Bits of pottery discovered in a cave in southern China may be evidence of the earliest development of ceramics by ancient people.

WASHINGTON — Bits of pottery discovered in a cave in southern China may be evidence of the earliest development of ceramics by ancient people.

The find in Yuchanyan Cave dates to as much as 18,000 years ago, researchers report in Tuesday’s edition of Proceedings of the National Academy of Sciences.

The find “supports the proposal made in the past that pottery making by foragers began in south China,” according to the researchers, led by Elisabetta Boaretto of Bar Ilan University in Israel. The pottery found at Yuchanyan “is the earliest so far,” Boaretto said.

Pottery was one of the first human-made materials and tracing its origins and development opens a window on the development of culture, said Tracey Lu, an anthropologist at the Chinese University of Hong Kong, who was not part of Boaretto’s team.

“Pottery initially serves as a cooking and storage facility. Later on, some pottery vessels become symbols of power and social status, as well as examples of art,” Lu said. “Pottery is still an important part of human culture today.”

Lu noted that the dates reported in this paper “are slightly older than the dates (of pottery found) in Japan.

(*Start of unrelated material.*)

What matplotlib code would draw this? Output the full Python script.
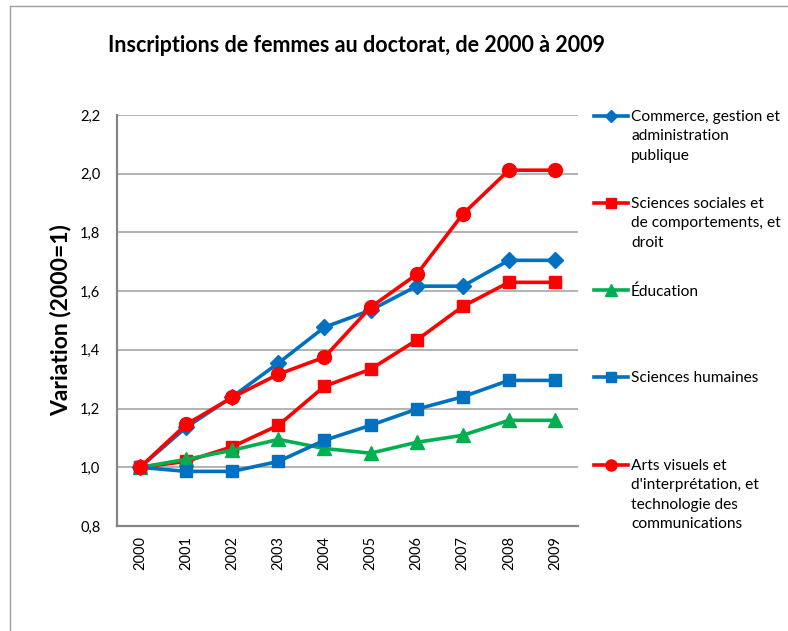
import matplotlib
matplotlib.use("Agg")
import matplotlib.pyplot as plt
from matplotlib.lines import Line2D

plt.rcParams['font.family'] = ['Lato', 'DejaVu Sans']

years = ['2000', '2001', '2002', '2003', '2004', '2005', '2006', '2007', '2008', '2009']
commerce = [1.0, 1.136, 1.240, 1.355, 1.477, 1.535, 1.617, 1.617, 1.705, 1.705]
sciences_sociales = [1.0, 1.020, 1.070, 1.143, 1.276, 1.334, 1.433, 1.548, 1.630, 1.630]
education = [1.0, 1.027, 1.058, 1.095, 1.064, 1.048, 1.085, 1.109, 1.160, 1.160]
sciences_humaines = [1.0, 0.986, 0.986, 1.020, 1.092, 1.143, 1.198, 1.240, 1.296, 1.296]
arts = [1.0, 1.146, 1.238, 1.317, 1.375, 1.545, 1.657, 1.862, 2.012, 2.012]

labels = ["Commerce, gestion et\nadministration\npublique",
          "Sciences sociales et\nde comportements, et\ndroit",
          "Éducation",
          "Sciences humaines",
          "Arts visuels et\nd'interprétation, et\ntechnologie des\ncommunications"]
yticks = [0.8, 1.0, 1.2, 1.4, 1.6, 1.8, 2.0, 2.2]
ytick_labels = ['0,8', '1,0', '1,2', '1,4', '1,6', '1,8', '2,0', '2,2']

BLUE = '#0070C0'
RED = '#FF0000'
GREEN = '#00B050'

series = [
    (commerce, BLUE, 'D', 8),
    (sciences_sociales, RED, 's', 8.5),
    (education, GREEN, '^', 10),
    (sciences_humaines, BLUE, 's', 8.5),
    (arts, RED, 'o', 10),
]

W, H = 788, 631
fig = plt.figure(figsize=(W / 100, H / 100), dpi=100)
ax = fig.add_axes([117 / W, 1 - 526 / H, (578 - 117) / W, (526 - 115) / H])

x = list(range(len(years)))
for vals, col, mk, ms in series:
    ax.plot(x, vals, color=col, lw=2.6, marker=mk, markersize=ms,
            markerfacecolor=col, markeredgecolor=col, zorder=3, clip_on=False)

ax.set_xlim(-0.5, len(years) - 0.5)
ax.set_ylim(0.8, 2.2)
ax.set_yticks(yticks)
ax.set_yticklabels(ytick_labels, fontsize=10.5)
ax.set_xticks(x)
ax.set_xticklabels(years, rotation=90, fontsize=10.5)
ax.tick_params(axis='both', length=0, pad=7)
ax.tick_params(axis='y', pad=12)
ax.yaxis.grid(True, color='#A6A6A6', lw=1.2)
ax.set_axisbelow(True)
for s in ['top', 'right']:
    ax.spines[s].set_visible(False)
for s in ['left', 'bottom']:
    ax.spines[s].set_color('#868686')
    ax.spines[s].set_linewidth(1.6)

ax.set_ylabel('Variation (2000=1)', fontsize=16.5, fontweight='bold', va='center')
ax.yaxis.set_label_coords(-(117 - 61) / (578 - 117), 0.5)

fig.text(357 / W, 1 - 45 / H, 'Inscriptions de femmes au doctorat, de 2000 à 2009',
         ha='center', va='center', fontsize=15.5, fontweight='bold')

# legend (manual)
leg_y = [116, 203, 290, 377, 465]
for (vals, col, mk, ms), lab, yy in zip(series, labels, leg_y):
    fy = 1 - yy / H
    fig.add_artist(Line2D([594 / W, 628 / W], [fy, fy], color=col, lw=2.6,
                          transform=fig.transFigure))
    fig.add_artist(Line2D([611 / W], [fy], color=col, marker=mk, markersize=ms * 0.8,
                          markerfacecolor=col, markeredgecolor=col,
                          transform=fig.transFigure))
    fig.text(631 / W, fy + 6 / H, lab, ha='left', va='top', fontsize=11.2,
             linespacing=1.5, transform=fig.transFigure)

# frame lines
fig.add_artist(Line2D([10 / W, 1.0], [1 - 6 / H, 1 - 6 / H], color='#A0A0A0', lw=1,
                      transform=fig.transFigure))
fig.add_artist(Line2D([10 / W, 10 / W], [0, 1 - 6 / H], color='#A0A0A0', lw=1,
                      transform=fig.transFigure))

fig.savefig('out.png', dpi=100)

However, the accuracy of radiocarbon dates in the limestone area has been under debate for many years.”

“I agree that pottery was made by foragers in South China, but I also think pottery was produced more or less contemporaneously in several places in East Asia ... from Russia, Japan to North and South China by foragers living in different environments,” Lu added.

Patrick McGovern, an anthropologist at the University of Pennsylvania, noted that figurines have been found in what is now the Czech Republic that go back as far as 35,000 years. But those were not actual pottery vessels, he said.